Nelson to Obama: I can't support Kerry-Lieberman energy bill


The Kerry-Lieberman bill would allow offshore drilling to continue, but would place tighter restrictions on where that oil could be drilled.


Senator Nelson in Florida isn't the only member of that august body who doesn't want any drilling near his home state.  Today, six west coast Senators (California's Barbara Boxer and Diane Feinstein, Oregon's Ron Wyden and Jeff Merkley, and Washington state's Maria Cantwell and Patty Murray) filed a bill that would ban offshore drilling on the west coast.  That's even after Obama has declared that there is nothing doing there until 2017.


Meanwhile, a new national poll released yesterday says the American people still support offshore drilling, despite the current calamity.

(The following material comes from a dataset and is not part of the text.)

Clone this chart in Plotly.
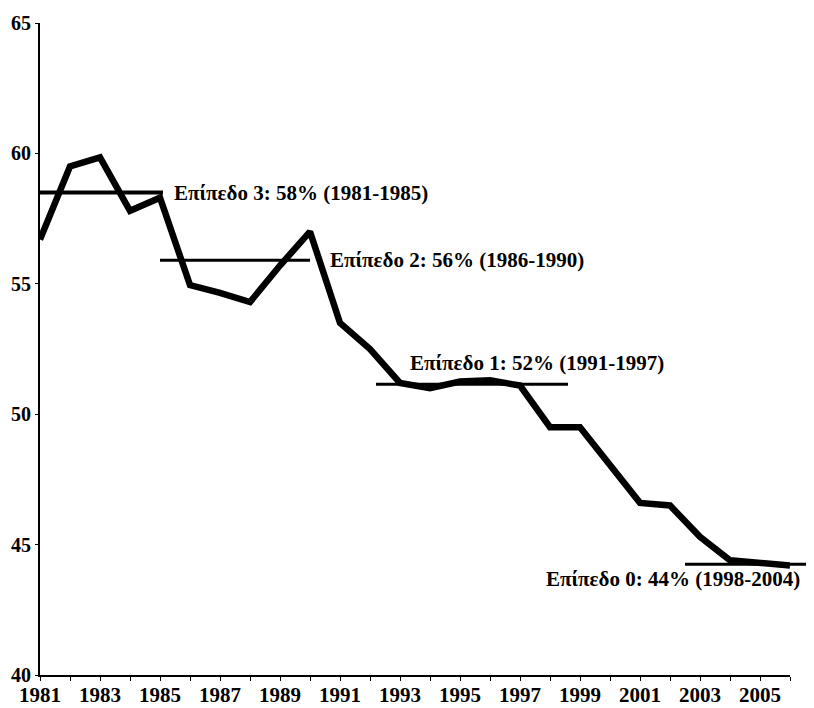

The AP poll found that by 50 percent to 38 percent more people favor increased coastal drilling for oil and gas than oppose it. Republicans favor it by a 3-to-1 margin, while Democrats lean toward opposing it, 52 percent to 36 percent. Independents are about evenly split.



Those numbers are way off from what people in Florida are saying.  Last week, a Mason/Dixon Poll found only 35 percent of Florida voters support drilling near the shores of their state while 55 percent are opposed.




Florida Democratic U.S. Senator Bill Nelson has written a letter to President Obama, just a day after Senators John Kerry and Joe Lieberman unveiled their long awaited energy/climate bill, to inform Obama that he cannot support the legislation as currently written.

In the letter, Nelson cites (as he frequently has in the past), military concerns and drilling too close to a missile testing range  near Eglin Air Force Base in the Panhandle.  And he states that:

The bill could allow drilling in federal waters close to states’ coastlines, including along the Atlantic seaboard.  It would be up to states, like Florida, whether to establish a 75-mile no-drill zone.  As a result, the bill could cede to the Florida Legislature decisions about commercial and other activities where we have a unique U.S. military installation and national missile testing range.

The bill introduced yesterday by Kerry and Lieberman has been a long time coming.  It's huge (near a thousand pages), and it's missing a Republican sponsor, as South Carolina's Lindsey Graham backed off in recent weeks because....well, partly he says because the atmosphere has changed because of the oil spill in the Gulf.  Some might think this is the opportune time to discuss energy, but somehow Graham thinks its not.  He's also been reported to be displeased about President Obama talking about an immigration bill, which hasn't yet been introduced in the Senate.  Energy has, but Graham doesn't want to have anything to do with it now.